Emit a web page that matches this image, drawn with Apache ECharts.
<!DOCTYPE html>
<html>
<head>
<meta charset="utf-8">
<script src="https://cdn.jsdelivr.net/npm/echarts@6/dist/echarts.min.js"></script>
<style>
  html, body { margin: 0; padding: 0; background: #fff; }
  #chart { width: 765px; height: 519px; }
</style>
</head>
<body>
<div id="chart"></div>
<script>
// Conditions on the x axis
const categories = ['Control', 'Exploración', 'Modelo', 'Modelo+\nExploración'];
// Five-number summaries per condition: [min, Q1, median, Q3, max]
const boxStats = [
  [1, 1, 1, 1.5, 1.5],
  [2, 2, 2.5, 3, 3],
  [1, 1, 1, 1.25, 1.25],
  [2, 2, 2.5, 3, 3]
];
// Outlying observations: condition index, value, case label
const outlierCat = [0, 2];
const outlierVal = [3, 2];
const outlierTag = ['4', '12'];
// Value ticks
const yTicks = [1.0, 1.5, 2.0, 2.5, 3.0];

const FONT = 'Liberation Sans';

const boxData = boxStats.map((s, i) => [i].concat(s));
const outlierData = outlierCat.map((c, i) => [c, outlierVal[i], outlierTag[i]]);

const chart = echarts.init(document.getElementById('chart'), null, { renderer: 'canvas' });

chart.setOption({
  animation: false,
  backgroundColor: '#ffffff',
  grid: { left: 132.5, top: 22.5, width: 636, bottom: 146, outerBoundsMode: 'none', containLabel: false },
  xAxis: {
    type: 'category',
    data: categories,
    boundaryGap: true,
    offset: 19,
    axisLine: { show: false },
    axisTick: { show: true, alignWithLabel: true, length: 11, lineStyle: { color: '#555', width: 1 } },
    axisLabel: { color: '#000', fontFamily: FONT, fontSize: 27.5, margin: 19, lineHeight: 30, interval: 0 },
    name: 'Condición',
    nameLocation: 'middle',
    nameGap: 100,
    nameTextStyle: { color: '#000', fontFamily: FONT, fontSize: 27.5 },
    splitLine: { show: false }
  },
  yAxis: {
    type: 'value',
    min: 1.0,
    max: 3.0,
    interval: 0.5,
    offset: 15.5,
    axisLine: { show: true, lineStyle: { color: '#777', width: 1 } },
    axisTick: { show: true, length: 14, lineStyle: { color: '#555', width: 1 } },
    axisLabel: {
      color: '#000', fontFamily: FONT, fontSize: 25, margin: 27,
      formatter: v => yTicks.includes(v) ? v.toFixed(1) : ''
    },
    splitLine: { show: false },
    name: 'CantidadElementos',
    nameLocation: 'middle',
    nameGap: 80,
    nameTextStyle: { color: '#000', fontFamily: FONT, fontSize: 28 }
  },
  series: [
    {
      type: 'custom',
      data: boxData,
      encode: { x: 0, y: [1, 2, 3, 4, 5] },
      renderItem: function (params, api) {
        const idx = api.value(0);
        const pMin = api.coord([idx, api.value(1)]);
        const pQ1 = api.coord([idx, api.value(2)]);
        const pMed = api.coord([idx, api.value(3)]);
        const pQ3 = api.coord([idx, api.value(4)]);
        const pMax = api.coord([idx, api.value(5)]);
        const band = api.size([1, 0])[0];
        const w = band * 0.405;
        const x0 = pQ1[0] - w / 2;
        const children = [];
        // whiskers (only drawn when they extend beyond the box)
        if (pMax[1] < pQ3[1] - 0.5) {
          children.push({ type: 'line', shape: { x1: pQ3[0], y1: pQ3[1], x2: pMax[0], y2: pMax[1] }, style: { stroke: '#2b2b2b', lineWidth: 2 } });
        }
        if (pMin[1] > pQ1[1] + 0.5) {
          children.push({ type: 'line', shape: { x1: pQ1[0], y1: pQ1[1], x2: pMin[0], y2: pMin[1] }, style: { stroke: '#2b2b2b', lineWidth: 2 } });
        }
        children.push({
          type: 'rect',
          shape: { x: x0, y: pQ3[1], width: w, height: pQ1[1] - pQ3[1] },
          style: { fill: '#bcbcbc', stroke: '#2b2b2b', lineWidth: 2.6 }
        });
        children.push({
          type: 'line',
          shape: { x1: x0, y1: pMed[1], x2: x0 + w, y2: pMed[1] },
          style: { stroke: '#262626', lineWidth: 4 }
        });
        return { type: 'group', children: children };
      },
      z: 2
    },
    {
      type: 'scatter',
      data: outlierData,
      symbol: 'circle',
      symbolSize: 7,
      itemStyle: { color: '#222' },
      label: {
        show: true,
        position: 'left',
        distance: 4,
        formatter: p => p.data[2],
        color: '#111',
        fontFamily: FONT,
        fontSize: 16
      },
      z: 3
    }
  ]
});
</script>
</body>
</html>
※ ※ ※
Work out how many lines of the material above contain the word "drawn", then give only that figure.

Task response:
2